From this and other provisions of the Hepburn Act, it is evident that Congress recognized that the duty of carriers to the public included the performance of a variety of services that, according to the theory of the common law, were separable from the carrier's service as carrier, and, in order to prevent overcharges and discriminations from being made under the pretext of performing such additional services, it enacted that, so far as interstate carriers by rail were concerned, the entire body of such services should be included together under the single term "transportation," and subjected to the provisions of the act respecting reasonable rates and the like. The recommendation of the Interstate Commerce Commission for the adoption of the uniform bill of lading was, of course, made in view of this legislation, and, while not intended to be and not in law binding upon the carriers, it is entitled to some weight.

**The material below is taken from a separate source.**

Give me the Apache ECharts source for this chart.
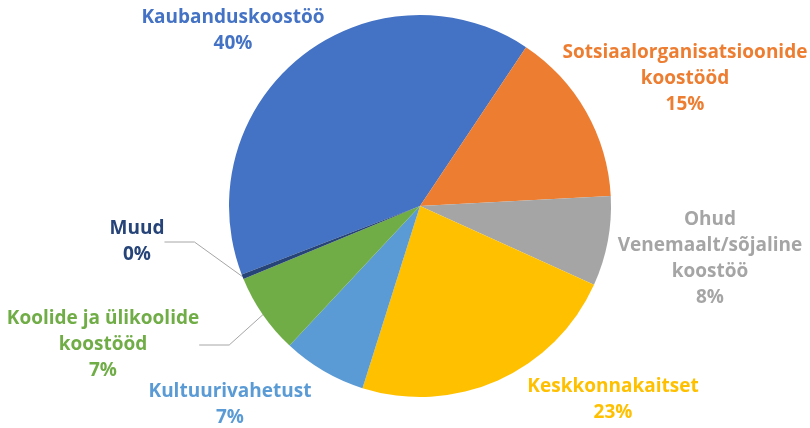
<!DOCTYPE html>
<html>
<head>
<meta charset="utf-8">
<script src="https://cdn.jsdelivr.net/npm/echarts@6/dist/echarts.min.js"></script>
<style>
html,body{margin:0;padding:0;background:#fff;}
#c{width:810px;height:428px;}
</style>
</head>
<body>
<div id="c"></div>
<script>
const categories = ["Kaubanduskoostöö", "Sotsiaalorganisatsioonide\nkoostööd", "Ohud\nVenemaalt/sõjaline\nkoostöö", "Keskkonnakaitset", "Kultuurivahetust", "Koolide ja ülikoolide\nkoostööd", "Muud"];
const values = [40.2, 14.8, 7.6, 23.1, 7.1, 6.8, 0.4];
const colors = ["#4472C4", "#ED7D31", "#A5A5A5", "#FFC000", "#5B9BD5", "#70AD47", "#264478"];
const showLines = [false, false, false, false, false, true, true];
const labelPos = [[233, 31], [685, 79], [710, 259], [613, 400], [230, 405], [103, 345], [137, 242]];

const chart = echarts.init(document.getElementById('c'), null, {renderer: 'canvas'});
const data = categories.map((name, i) => ({
  name: name,
  value: values[i],
  itemStyle: {color: colors[i]},
  label: {color: colors[i]},
  labelLine: {show: showLines[i]}
}));
chart.setOption({
  animation: false,
  backgroundColor: '#ffffff',
  series: [{
    type: 'pie',
    center: [420, 206],
    radius: [0, 191],
    startAngle: 201,
    clockwise: true,
    percentPrecision: 0,
    avoidLabelOverlap: false,
    data: data,
    label: {
      show: true,
      position: 'outside',
      formatter: '{b}\n{d}%',
      fontFamily: 'Open Sans',
      fontWeight: 'bold',
      fontSize: 19,
      lineHeight: 26,
      align: 'center'
    },
    labelLine: {
      lineStyle: {color: '#a6a6a6', width: 1}
    },
    labelLayout: function (p) {
      const pos = labelPos[p.dataIndex];
      return {x: pos[0], y: pos[1], align: 'center', verticalAlign: 'middle'};
    }
  }]
});
</script>
</body>
</html>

It recognizes -- whether correctly or not is a question not now presented -- the right of the carrier to make a charge, the amount of which has not been definitely fixed in advance, for storage as warehouseman in addition to the charge for transportation; but, at the same time, it recognizes that a valuation lower than the actual value may be agreed upon between the shipper and the carrier, or determined by the classification
or tariffs upon which the rate is based, and it is a necessary corollary that what should be a reasonable charge for storage would be determined in the light of all the circumstances, including the valuation placed upon the goods.
We conclude that, under the provisions of the Hepburn Act and the terms of the bill of landing, the valuation placed upon the property here in question must be held to apply to defendant's responsibility as warehouseman.
Judgment reversed, and the cause remanded for further proceedings not inconsistent with this opinion.
MR. JUSTICE HOLMES took no part in the consideration or decision of this case.